Actions we can all participate in. Apart from the principle of general sustainability, Permaculture has a lot to guide best practices. About 30 years ago Bill Mollison looked into the forest and saw abundance with no help from humans. (Those of us who grow food know what it is to grow annual plants every year and what care it takes to be successful.) He asked himself what is nature doing that we are not? One of his students, David Holmgren, joined him in researching this and together they came up with a system for designing sustainable human settlements - they called it Permaculture. 
Also check out the page: Resilient Lifestyle.

Permaculture – broad brush:
Permaculture is a design system for creating sustainable human environments.

Distilled from multiple disciplines—ecology, energy conservation, landscape design, and environmental science—these principles are inherent in any permaculture design, in any climate, and at any scale.

Permaculture ethics are more akin to broad moral values or codes of behavior: earth care, people care, fair share, applied to all actions. 

Permaculture principles provide a set of universally applicable guidelines used in designing sustainable habitats:

1. Observe and interact: By taking the time to engage with nature we can design solutions that suit our particular situation.

2. Catch and store energy: By developing systems that collect resources when they are abundant, we can use them in times of need.

3. Obtain a yield: Ensure that you are getting truly useful rewards as part of the work that you are doing.

4. Apply self-regulation and accept feedback: We need to discourage inappropriate activity to ensure that systems can continue to function well.

5. Use and value renewable resources and services: Make the best use of nature's abundance to reduce our consumptive behavior and dependence on non-renewable resources.

6. Produce no waste: By valuing and making use of all the resources that are available to us, nothing goes to waste.

7. Design from patterns to details: By stepping back, we can observe patterns in nature and society. These can form the backbone of our designs, with the details filled in as we go.

8. Integrate rather than segregate: By putting the right things in the right place, relationships develop between those things and they work together to support each other.

9. Use small and slow solutions: Small and slow systems are easier to maintain than big ones, making better use of local resources and producing more sustainable outcomes.

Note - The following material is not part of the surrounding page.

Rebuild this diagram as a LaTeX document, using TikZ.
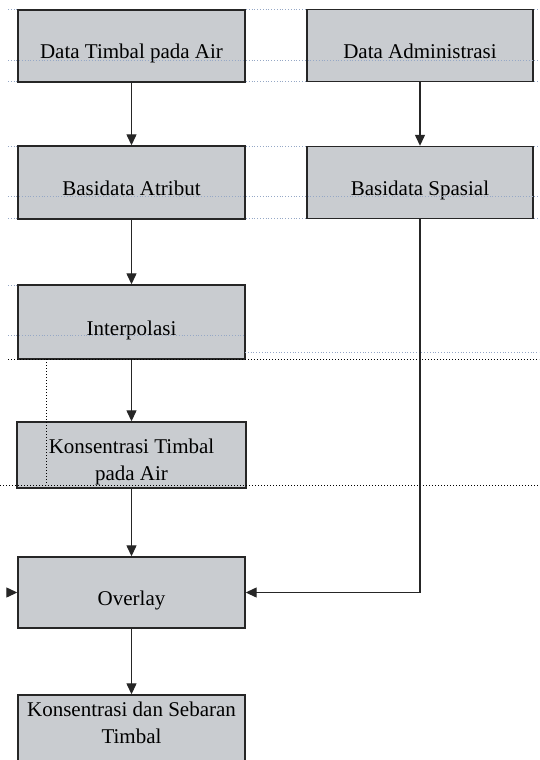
\documentclass[tikz,border=0pt]{standalone}
\usepackage{fontspec}
\setmainfont{Liberation Serif}
\usetikzlibrary{arrows.meta}

\definecolor{boxgray}{RGB}{201,204,208}
\definecolor{gridblue}{RGB}{150,168,198}

\tikzset{
    flowbox/.style={draw=black!85, line width=1.4pt, fill=boxgray, minimum height=72pt,
        inner sep=2pt, align=center, font=\fontsize{21}{27}\selectfont,
        text height=28pt, text depth=2pt},
    leftbox/.style={flowbox, minimum width=227pt},
    rightbox/.style={flowbox, minimum width=226pt},
    flowarrow/.style={draw=black!85, line width=1.3pt, -{Triangle[length=11pt,width=10pt]}},
    gridline/.style={gridblue, dotted, line width=0.8pt},
    frameline/.style={black, dotted, line width=1pt}
}

\begin{document}
\begin{tikzpicture}[x=1pt, y=-1pt]
    \useasboundingbox (0,0) rectangle (539,760);
    \clip (0,0) rectangle (539,760);

    % Gridlines behind the boxes
    \foreach \y in {9, 81, 146, 218}
        \draw[gridline] (8,\y) -- (539,\y);
    \draw[gridline] (8,285) -- (245,285);

    % Boxes
    \node[leftbox] (timbal) at (131.5,46) {Data Timbal pada Air};
    \node[rightbox] (admin) at (420,45.5) {Data Administrasi};
    \node[leftbox, minimum height=73pt] (atribut) at (131.5,182.5) {Basidata Atribut};
    \node[rightbox, minimum height=72pt] (spasial) at (420,182.5) {Basidata Spasial};
    \node[leftbox, minimum height=74pt] (interpolasi) at (131.5,322) {Interpolasi};
    \node[leftbox, minimum width=229pt, minimum height=66pt, text height=52pt, text depth=2pt]
        (konsentrasi) at (131.5,455) {Konsentrasi Timbal\\pada Air};
    \node[leftbox, minimum height=71pt] (overlay) at (131.5,592.5) {Overlay};
    \node[leftbox, minimum height=72pt, text height=26pt, text depth=2pt]
        (sebaran) at (131.5,731) {Konsentrasi dan Sebaran\\Timbal};

    % Gridlines over the boxes
    \foreach \y in {60, 196}
        \draw[gridline] (8,\y) -- (539,\y);
    \draw[gridline] (8,335) -- (245,335);
    \draw[gridline] (245,352) -- (539,352);

    % Text box frame
    \draw[frameline] (8,359) -- (539,359);
    \draw[frameline] (46,359) -- (46,485);
    \draw[frameline] (0,485) -- (539,485);

    % Arrows
    \draw[flowarrow] (timbal) -- (atribut);
    \draw[flowarrow] (admin) -- (spasial);
    \draw[flowarrow] (atribut) -- (interpolasi);
    \draw[flowarrow] (interpolasi) -- (konsentrasi);
    \draw[flowarrow] (konsentrasi) -- (overlay);
    \draw[flowarrow] (spasial.south) |- (overlay.east);
    \draw[flowarrow] (overlay) -- (sebaran);

    % Arrow coming in from the left edge
    \coordinate (stub) at (7,592.5);
    \draw[flowarrow] (stub) -- (overlay.west);
\end{tikzpicture}
\end{document}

10. Use and value diversity: Diversity reduces vulnerability to a variety of threats and takes advantage of the unique nature of the environment in which it resides.

11. Use edges and value the marginal: The interface between things is where the most interesting events take place. These are often the most valuable, diverse and productive elements in the system.

12. Creatively use and respond to change: We can have a positive impact on inevitable change by carefully observing, and then intervening at the right time.